Ora il Governatore Draghi spinge affinchè si possa attuare una politica monetaria veramente efficace, per tutti, ma deve esser chiaro che questa deve essere intesa come una grande opportunità, non come l'ennesima occasione di non prendere le decisioni strutturali più utili ed opportune.
Anche il mondo delle imprese non può stare ad aspettare che il vento cambi: se aspettano questo il vento non girerà mai; proprio nei momenti di depressione vanno fatte le scelte coraggiose nel rilancio, anche migliorando la qualificazione professionale dei dipendenti, con opportuni accordi sindacali che abbiano riflessi redituali laddove è possibile.
Non si tratta certo di creare o inventarsi posti di lavoro artificiali, ma deve essere chiaro il concetto che se la crescita non è distruibuita tra le componenti sociali ed economiche è evidente che il meccanismo si inceppa sino a fermarsi.
Si è parlato tanto dell'articolo 18/300, ma una volta modificato si è forse visto qualche cambiamento ?

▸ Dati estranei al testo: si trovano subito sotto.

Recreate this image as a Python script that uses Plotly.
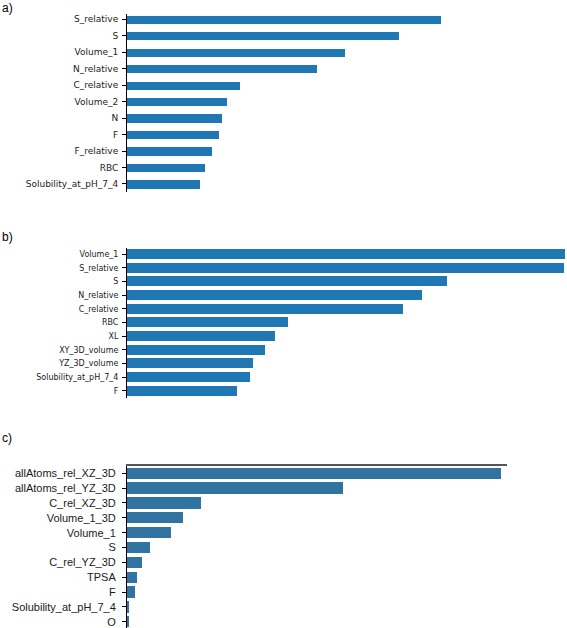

Si è visto forse l'utlizzo delle norme sull'apprendistato ?
Nemmeno l'ombra.
La disoccupazione cresce soprattutto quella giovanile ed il circuito perverso trova nuova linfa per disgregare ancor di più la  struttura economia e sociale dell'Italia.
Questa situazione è  come una catena di sant'Antonio, dove nessuno vorrebbe fare la prima mossa, parlo sia delle componenti politiche, economiche sociali interne che  dei nostri partners europei, per cui si continua a battere il passo, mentre la "macchina" va in stallo.
Un ultimo esempio: Draghi parla di possibilità da parte della Bce di acquisti illimitati delle emissioni di debito sovrani, beninteso con le opportune e doverose garanzie, ma la Merkel è assolutamente contraria al termine illimitato.
Anche qui la posizione è funzionale soltanto ai fini elettoralistici interni, perchè è evidente che non si tratta di montagne esorbitanti di danaro.
Si afferma infatti che la speculazione attacca - per ora - i paesi più fragili, ma di che cifre stiamo parlando ?
Il gioco della speculazione attacca il costo delle nuove emissioni di debito con poca spesa; su una emissione mensile. che so, di 10 miliardi di euro, basta un 10/20% per orientare all'in su i tasso di emissione  ed inguaiare tutta la filiera dei tassi e quindi la crescita del Pil, dei salari, dei consumi....
Non c'è dubbio quindi che è il quadro politico europeo, pur con le differenze decise dagli elettorati, che deve cambiare mentalità, ramentandosi dei principi ancora validi inseriti dagli stati aderenti sindal 23 ottobre 1954.